Spielsucht als Ausrede im Betrugsverfahren?

Recht Gesetz

In der Schweiz sorgt derzeit ein Kriminalfall für Aufsehen, in dem die Spielsucht der Angeklagten eine entscheidende Rolle spielen wird. Richtiger müsste es heißen, die vermeintliche Spielsucht.

Die Verteidiger der Frau setzen alles daran, die Taten ihrer Klientin mit dem Glücksspiel in Verbindung zu bringen, um für eine milde Strafe zu sorgen. Die Staatsanwaltschaft glaubt, dass es sich hierbei nur um eine Schutzbehauptung handelt.

Jahrelanges „falsches Spiel“ führt zu Mega-Schaden

Die Angeklagte hat als Sekretärin in einem großen Schweizer Bau-Unternehmen gearbeitet und dort wohl über 15 Jahre lang Betrug begangen. Insgesamt soll die Dame 920.000 CHF abgezweigt haben. Die Frau hat ihrem Chef Monat für Monat Rechnungen in abgewandelter Form zwei Mal vorgelegt.

Auf der gefälschten Rechnung hat sie im Anschluss die Bankdaten geändert und sich das Geld selbst überwiesen. Des Weiteren hat die Angeklagte mehrere Mitarbeiter nicht an die Pensionskasse gemeldet, die Beiträge aber vom Lohn einbehalten und sich selbst in die Tasche gesteckt. Aus einer Bar-Kasse hat sich darüber hinaus noch 16.000 CHF abgezweigt.

2018 Flucht ins Ausland

Nachdem die Betrügereien 2018 aufgeflogen waren, hat sich die Frau mit ihrem Mann ins Ausland abgesetzt. Genau in diesem Moment stand die Schweizer Staatsanwaltschaft vor einem Problem. Obwohl die Frau in der Schweiz geboren wurde, hat sie die Staatsbürgerschaft nie angenommen.

Welche Nationalität die Angeklagte hat, wird aus Gründen der Persönlichkeitsrechte von den Behörden offiziell nicht genannt. Mittlerweile ist die Dame aber zurück in der Schweiz. Die Gerichtverhandlung könnte durchgeführt werden. Die Verteidigung will das Verfahren mit dem Glücksspiel-Trick aber verhindern.

Das volle Suchtprogramm als Ausrede

Die Beschuldigte hat ihre kompletten Tagen eingeräumt. In ihrer Begründung ist jedoch ein Portfolio von Suchterkrankungen. Angeblich sei die Frau bereits seit 2005 spielsüchtig. Sie habe regelmäßig Spielbanken aufgesucht und dort auf den großen Gewinn gehofft, um ihre Schulden zu bezahlen. Da das Geld für die Einsätze irgendwann nicht mehr vorhanden war, hat sie den eigenen Arbeitgeber betrogen. Die Spielsucht sei angeblich mit einer Kauf- und einer Esssucht verbunden gewesen.

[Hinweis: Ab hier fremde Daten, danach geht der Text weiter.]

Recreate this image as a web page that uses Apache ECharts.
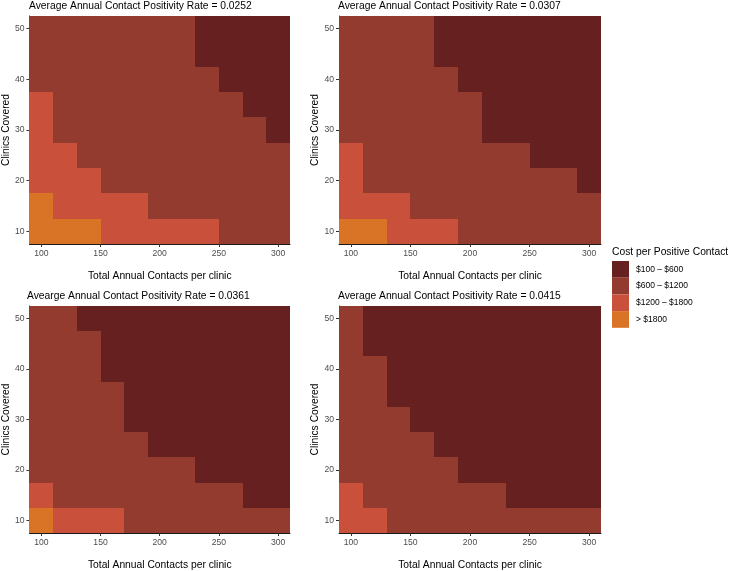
<!DOCTYPE html>
<html><head><meta charset="utf-8">
<script src="https://cdn.jsdelivr.net/npm/echarts@6/dist/echarts.min.js"></script>
<style>html,body{margin:0;padding:0;background:#fff}#c{width:729px;height:571px}</style>
</head><body><div id="c"></div>
<script>
// ---- data ----
const xValues = [100,120,140,160,180,200,220,240,260,280,300];
const yValues = [10,15,20,25,30,35,40,45,50];
const xTicks = [100,150,200,250,300];
const yTicks = [10,20,30,40,50];
const panelTitles = [
  'Average Annual Contact Positivity Rate = 0.0252',
  'Average Annual Contact Positivity Rate = 0.0307',
  'Avearge Annual Contact Positivity Rate = 0.0361',
  'Average Annual Contact Positivity Rate = 0.0415'
];
const costLabels = ['$100 \u2013 $600','$600 \u2013 $1200','$1200 \u2013 $1800','> $1800'];
// category index per cell: 0=$100-$600, 1=$600-$1200, 2=$1200-$1800, 3=>$1800
// rows: y = 10,15,...,50 ; columns: x = 100,120,...,300
const rate0252 = [
  [3,3,3,2,2,2,2,2,1,1,1],
  [3,2,2,2,2,1,1,1,1,1,1],
  [2,2,2,1,1,1,1,1,1,1,1],
  [2,2,1,1,1,1,1,1,1,1,1],
  [2,1,1,1,1,1,1,1,1,1,0],
  [2,1,1,1,1,1,1,1,1,0,0],
  [1,1,1,1,1,1,1,1,0,0,0],
  [1,1,1,1,1,1,1,0,0,0,0],
  [1,1,1,1,1,1,1,0,0,0,0]
];
const rate0307 = [
  [3,3,2,2,2,1,1,1,1,1,1],
  [2,2,2,1,1,1,1,1,1,1,1],
  [2,1,1,1,1,1,1,1,1,1,0],
  [2,1,1,1,1,1,1,1,0,0,0],
  [1,1,1,1,1,1,0,0,0,0,0],
  [1,1,1,1,1,1,0,0,0,0,0],
  [1,1,1,1,1,0,0,0,0,0,0],
  [1,1,1,1,0,0,0,0,0,0,0],
  [1,1,1,1,0,0,0,0,0,0,0]
];
const rate0361 = [
  [3,2,2,2,1,1,1,1,1,1,1],
  [2,1,1,1,1,1,1,1,1,0,0],
  [1,1,1,1,1,1,1,0,0,0,0],
  [1,1,1,1,1,0,0,0,0,0,0],
  [1,1,1,1,0,0,0,0,0,0,0],
  [1,1,1,1,0,0,0,0,0,0,0],
  [1,1,1,0,0,0,0,0,0,0,0],
  [1,1,1,0,0,0,0,0,0,0,0],
  [1,1,0,0,0,0,0,0,0,0,0]
];
const rate0415 = [
  [2,2,1,1,1,1,1,1,1,1,1],
  [2,1,1,1,1,1,1,0,0,0,0],
  [1,1,1,1,1,0,0,0,0,0,0],
  [1,1,1,1,0,0,0,0,0,0,0],
  [1,1,1,0,0,0,0,0,0,0,0],
  [1,1,0,0,0,0,0,0,0,0,0],
  [1,1,0,0,0,0,0,0,0,0,0],
  [1,0,0,0,0,0,0,0,0,0,0],
  [1,0,0,0,0,0,0,0,0,0,0]
];
const panels = [rate0252, rate0307, rate0361, rate0415];

// ---- style ----
const costColors = ['#66201F','#943B2F','#C9503A','#D97326'];
const FONT = '"Liberation Sans", Arial, Helvetica, sans-serif';
const gridPos = [
  {left:28, top:16, width:262, height:228},
  {left:339, top:16, width:262, height:228},
  {left:28, top:306, width:262, height:228},
  {left:339, top:306, width:262, height:228}
];
const titlePos = [{left:29,top:1.5},{left:338,top:1.5},{left:27,top:291.5},{left:338,top:291.5}];

const xStep = xValues[1]-xValues[0];
const yStep = yValues[1]-yValues[0];

function buildData(mat){
  const out = [];
  mat.forEach((row,j)=>row.forEach((c,i)=>out.push([xValues[i], yValues[j], c])));
  return out;
}
function renderItem(params, api){
  const x = api.value(0), y = api.value(1);
  const p1 = api.coord([x - xStep/2, y + yStep/2]);
  const p2 = api.coord([x + xStep/2, y - yStep/2]);
  const x1 = Math.round(p1[0]), y1 = Math.round(p1[1]);
  const x2 = Math.round(p2[0]), y2 = Math.round(p2[1]);
  return {type:'rect', shape:{x:x1,y:y1,width:x2-x1,height:y2-y1},
          style:{fill: api.visual('color')}};
}

const axisCommon = {
  axisLine:{show:true, onZero:false, lineStyle:{color:'#1a1a1a', width:1}},
  axisTick:{show:true, length:3, lineStyle:{color:'#333'}},
  splitLine:{show:false},
  nameLocation:'middle',
  nameTextStyle:{fontFamily:FONT, fontSize:10.3, color:'#000'}
};

const option = {
  backgroundColor:'#fff',
  animation:false,
  title: panelTitles.map((t,k)=>({text:t, left:titlePos[k].left, top:titlePos[k].top, padding:0,
      textStyle:{fontFamily:FONT, fontSize:10.3, fontWeight:'normal', color:'#000'}})).concat([
      {text:'Cost per Positive Contact', left:612, top:247.5, padding:0,
       textStyle:{fontFamily:FONT, fontSize:10.3, fontWeight:'normal', color:'#000'}}]),
  grid: gridPos.map(g=>Object.assign({containLabel:false}, g)),
  xAxis: gridPos.map((g,k)=>Object.assign({}, axisCommon, {
    type:'value', gridIndex:k, min:xValues[0]-xStep/2, max:xValues[xValues.length-1]+xStep/2,
    name:'Total Annual Contacts per clinic', nameGap:27,
    axisTick:Object.assign({}, axisCommon.axisTick, {customValues:xTicks}),
    axisLabel:{customValues:xTicks, margin:5, fontFamily:FONT, fontSize:8.6, color:'#4d4d4d'}
  })),
  yAxis: gridPos.map((g,k)=>Object.assign({}, axisCommon, {
    type:'value', gridIndex:k, min:yValues[0]-yStep/2, max:yValues[yValues.length-1]+yStep/2,
    name:'Clinics Covered', nameGap:17,
    axisTick:Object.assign({}, axisCommon.axisTick, {customValues:yTicks}),
    axisLabel:{customValues:yTicks, margin:5, fontFamily:FONT, fontSize:8.6, color:'#4d4d4d'}
  })),
  visualMap: {
    type:'piecewise', dimension:2, seriesIndex:[0,1,2,3],
    orient:'vertical', inverse:true, align:'left', padding:0,
    left:612, top:261, itemWidth:17, itemHeight:16.7, itemGap:0, itemSymbol:'rect',
    textGap:7, selectedMode:false, hoverLink:false,
    textStyle:{fontFamily:FONT, fontSize:8.5, color:'#000'},
    pieces: costLabels.map((l,k)=>({value:k, label:l, color:costColors[k]}))
  },
  series: panels.map((m,k)=>({
    type:'custom', xAxisIndex:k, yAxisIndex:k, renderItem:renderItem,
    encode:{x:0, y:1}, data:buildData(m), silent:true
  }))
};
const chart = echarts.init(document.getElementById('c'), null, {renderer:'canvas'});
chart.setOption(option);
</script></body></html>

Heute hat die Beschuldigte zudem eine psychische Belastungsstörung. Sie komme mit ihren Taten selbst nicht zurecht. Sie leide unter stetiger Unruhe sowie schlaflosen Nächten.

Die Verteidiger haben eine psychiatrischen Begutachtung beantragt, um dem Ursprung der Spielsucht auf den Grund zu gehen. Im „besten Fall“ könnte die Angeklagte vermindert oder überhaupt nicht schuldfähig sein.

Die Staatsanwaltschaft hält dagegen

Die Staatsanwaltschaft kann das Vorgehen der Verteidiger verstehen, äußert in der eigenen Stellungnahme aber große Zweifel. Der Erstellung des Gutachtens wurde aber nicht widersprochen. In der NZZ war dazu folgendes zu lesen:

„Der Staatsanwalt kritisiert, dass der Beweisantrag erst jetzt überraschend gestellt werde, nachdem das Verfahren schon seit einem Jahr hängig sei. Es handle sich offenbar um eine taktische Obstruktion, um die Hauptverhandlung zu torpedieren. Der Ankläger hegt den Verdacht, die Frau schiebe eine Spielsucht nur vor. Die Straftaten hätten 2003 zu einem Zeitpunkt begonnen, der vor dem Beginn ihrer angeblichen Spielsucht liege.“

Widersprüchlich sei zudem die gleichzeitige Kauf- und Spielsucht. Die Angeklagte habe in all den Jahren nie den Weg der Therapie gewählt.

Der zuständige Richter hat der Begutachtung der Beschuldigten aber zugestimmt. Ob das Ergebnis letztlich für oder gegen die Betrügerin spricht, bleibt abzuwarten.